Tagsüber kann man den Platz nach neun Uhr früh nicht mehr benutzen, wegen der Hitze. Und die Bälle knallen an die Türen der umliegenden Häuser, weil der Zaun kaputt ist“, sagt Gilvan. Der städtische Sekretär für Sport und Freizeit, Eduardo Machado, behauptet, dass die Präfektur im Begriff sei, die öffentlichen Sportplätze zu reformieren. Von den 125 Sportplätzen seien 44 bereits in Reform. Der Sekretär erkennt an, dass die Anzahl der Freizeiteinrichtungen noch weit vom Ideal entfernt ist.

“Wir haben noch keine Pläne, mittels eigener Ressourcen neue Freizeiteinrichtungen zu schaffen – der Reform jener Einrichtungen, die wir bereits besitzen, gilt unsere Priorität“.

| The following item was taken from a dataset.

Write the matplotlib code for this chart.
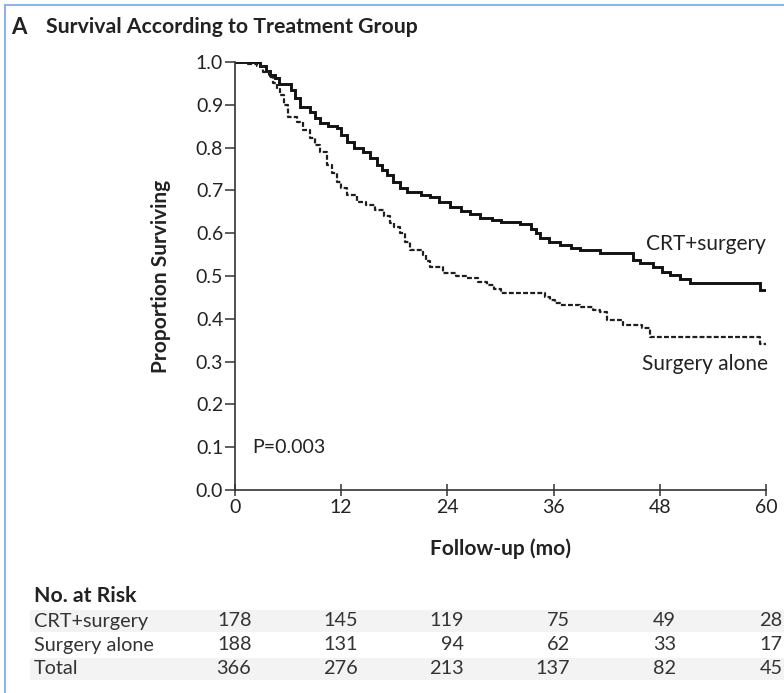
import matplotlib
matplotlib.use("Agg")
import matplotlib.pyplot as plt
from matplotlib.lines import Line2D
from matplotlib.patches import Rectangle
import matplotlib.transforms as mtransforms

plt.rcParams['font.family'] = ['Lato', 'DejaVu Sans']

# Kaplan-Meier step data (months, proportion surviving after each step)
crt_time = [0, 2.8, 3.5, 4.0, 4.5, 5.0, 6.3, 6.8, 7.3, 8.5, 9.0, 9.6, 10.5, 11.5,
            12.0, 12.7, 13.5, 14.5, 15.2, 16.0, 16.6, 17.2, 17.9, 18.6, 19.4,
            21.0, 22.0, 23.0, 24.3, 25.5, 26.5, 27.7, 29.0, 30.0, 32.2, 33.5,
            34.0, 34.5, 35.5, 36.7, 38.0, 39.0, 41.2, 45.0, 45.8, 47.2, 48.2,
            49.2, 50.3, 51.4, 59.3, 60.0]
crt_surv = [1.0, 0.99, 0.98, 0.97, 0.963, 0.949, 0.935, 0.915, 0.895, 0.883, 0.87,
            0.857, 0.85, 0.846, 0.83, 0.813, 0.80, 0.79, 0.775, 0.759, 0.748,
            0.736, 0.72, 0.706, 0.696, 0.69, 0.685, 0.672, 0.661, 0.652, 0.645,
            0.636, 0.63, 0.626, 0.622, 0.61, 0.60, 0.589, 0.58, 0.572, 0.566,
            0.561, 0.554, 0.537, 0.53, 0.521, 0.51, 0.502, 0.493, 0.484, 0.467,
            0.467]

surg_time = [0, 1.5, 2.5, 3.2, 3.8, 4.3, 4.7, 5.1, 5.5, 6.0, 7.0, 7.7, 8.5, 9.0,
             9.6, 10.4, 11.0, 11.5, 12.0, 12.7, 13.8, 14.8, 15.8, 16.8, 17.5,
             18.0, 18.6, 19.2, 19.8, 21.2, 21.6, 22.0, 23.5, 25.0, 26.2, 27.5,
             28.5, 29.3, 30.0, 35.0, 35.6, 36.2, 36.7, 39.0, 40.5, 41.2, 42.0,
             43.8, 46.0, 46.9, 59.3, 60.0]
surg_surv = [1.0, 0.995, 0.99, 0.977, 0.965, 0.951, 0.937, 0.923, 0.90, 0.871,
             0.86, 0.84, 0.822, 0.806, 0.79, 0.759, 0.74, 0.72, 0.705, 0.689,
             0.673, 0.665, 0.654, 0.64, 0.625, 0.615, 0.60, 0.58, 0.561, 0.549,
             0.535, 0.521, 0.507, 0.50, 0.495, 0.485, 0.479, 0.47, 0.46, 0.452,
             0.444, 0.438, 0.432, 0.428, 0.42, 0.416, 0.397, 0.386, 0.379,
             0.358, 0.341, 0.341]

x_ticks = [0, 12, 24, 36, 48, 60]
y_ticks = [0.0, 0.1, 0.2, 0.3, 0.4, 0.5, 0.6, 0.7, 0.8, 0.9, 1.0]

risk_groups = ['CRT+surgery', 'Surgery alone', 'Total']
risk_crt = [178, 145, 119, 75, 49, 28]
risk_surg = [188, 131, 94, 62, 33, 17]
risk_total = [366, 276, 213, 137, 82, 45]

W, H = 784, 693
fig = plt.figure(figsize=(W / 100, H / 100), dpi=100)
fig.patch.set_facecolor('white')


def fx(px):
    return px / W


def fy(py):
    return 1 - py / H


TXT = '#222222'
TICK_FS = 14
LABEL_FS = 15

ax = fig.add_axes([fx(235), fy(490), fx(766) - fx(235), fy(62) - fy(490)])
ax.step(crt_time, crt_surv, where='post', color='#111111', lw=2.1,
        solid_joinstyle='miter')
ax.step(surg_time, surg_surv, where='post', color='#1e1e1e', lw=1.6,
        linestyle=(0, (2.2, 1.0)))

ax.set_xlim(0, 60)
ax.set_ylim(0, 1.0)
ax.set_xticks(x_ticks)
ax.set_yticks(y_ticks)
ax.set_yticklabels([f'{v:.1f}' for v in y_ticks])
for s in ['top', 'right']:
    ax.spines[s].set_visible(False)
for s in ['left', 'bottom']:
    ax.spines[s].set_color('#333333')
    ax.spines[s].set_linewidth(1.2)
ax.tick_params(axis='y', direction='out', length=7, width=1.1, color='#333333',
               labelsize=TICK_FS, labelcolor=TXT, pad=1.5)
ax.tick_params(axis='x', direction='inout', length=9, width=1.1, color='#333333',
               labelsize=TICK_FS, labelcolor=TXT, pad=2)

ax.set_ylabel('Proportion Surviving', fontsize=LABEL_FS, fontweight='bold',
              color=TXT, labelpad=18)
ax.set_xlabel('Follow-up (mo)', fontsize=LABEL_FS, fontweight='bold', color=TXT,
              labelpad=16)

ax.text(60.0, 0.575, 'CRT+surgery', ha='right', va='center', fontsize=15,
        color=TXT)
ax.text(60.2, 0.295, 'Surgery alone', ha='right', va='center', fontsize=15,
        color=TXT)
ax.text(2.0, 0.1, 'P=0.003', ha='left', va='center', fontsize=TICK_FS, color=TXT)

# Panel title
fig.text(fx(11), fy(27), 'A', fontsize=16, fontweight='bold', color=TXT,
         ha='left', va='center')
fig.text(fx(46), fy(27), 'Survival According to Treatment Group', fontsize=15.3,
         fontweight='bold', color=TXT, ha='left', va='center')

# Number-at-risk table
fig.text(fx(34), fy(596), 'No. at Risk', fontsize=15.3, fontweight='bold',
         color=TXT, ha='left', va='center')
row_y = [621, 645, 669]
for ry in [row_y[0], row_y[2]]:
    fig.add_artist(Rectangle((fx(30), fy(ry + 11)), fx(784) - fx(30), 22 / H,
                             transform=fig.transFigure, facecolor='#f3f3f3',
                             edgecolor='none', zorder=-5))
blend = mtransforms.blended_transform_factory(ax.transData, fig.transFigure)
for name, counts, ry in zip(risk_groups, [risk_crt, risk_surg, risk_total], row_y):
    fig.text(fx(34), fy(ry), name, fontsize=14.3, color='#333333', ha='left',
             va='center', zorder=5)
    for t, n in zip(x_ticks, counts):
        ax.text(t + 1.85, fy(ry), str(n), transform=blend, fontsize=14.3,
                color='#333333', ha='right', va='center', clip_on=False,
                zorder=5)

# Light blue frame on the top and left edges
fig.add_artist(Line2D([fx(5), fx(5)], [fy(5), fy(693)], transform=fig.transFigure,
                      color='#8cb4e6', lw=1.5))
fig.add_artist(Line2D([fx(5), fx(784)], [fy(5), fy(5)], transform=fig.transFigure,
                      color='#8cb4e6', lw=1.5))

fig.savefig('out.png', dpi=100)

Die versprochene Reform hat allerdings den Sportplatz der “Aprendendo a Crescer“ noch nicht erreicht, wo auch der junge Alexandre, zwölf Jahre alt, zu spielen pflegt. Der Knabe, der von einer Karriere als Fussballstar träumt, sagt, dass es hier viel zu verbessern gibt. “Wenn sie das Dach endlich anbringen würden, den Boden ebnen und den Zaun erneuern… dann wäre ich darüber sehr froh“!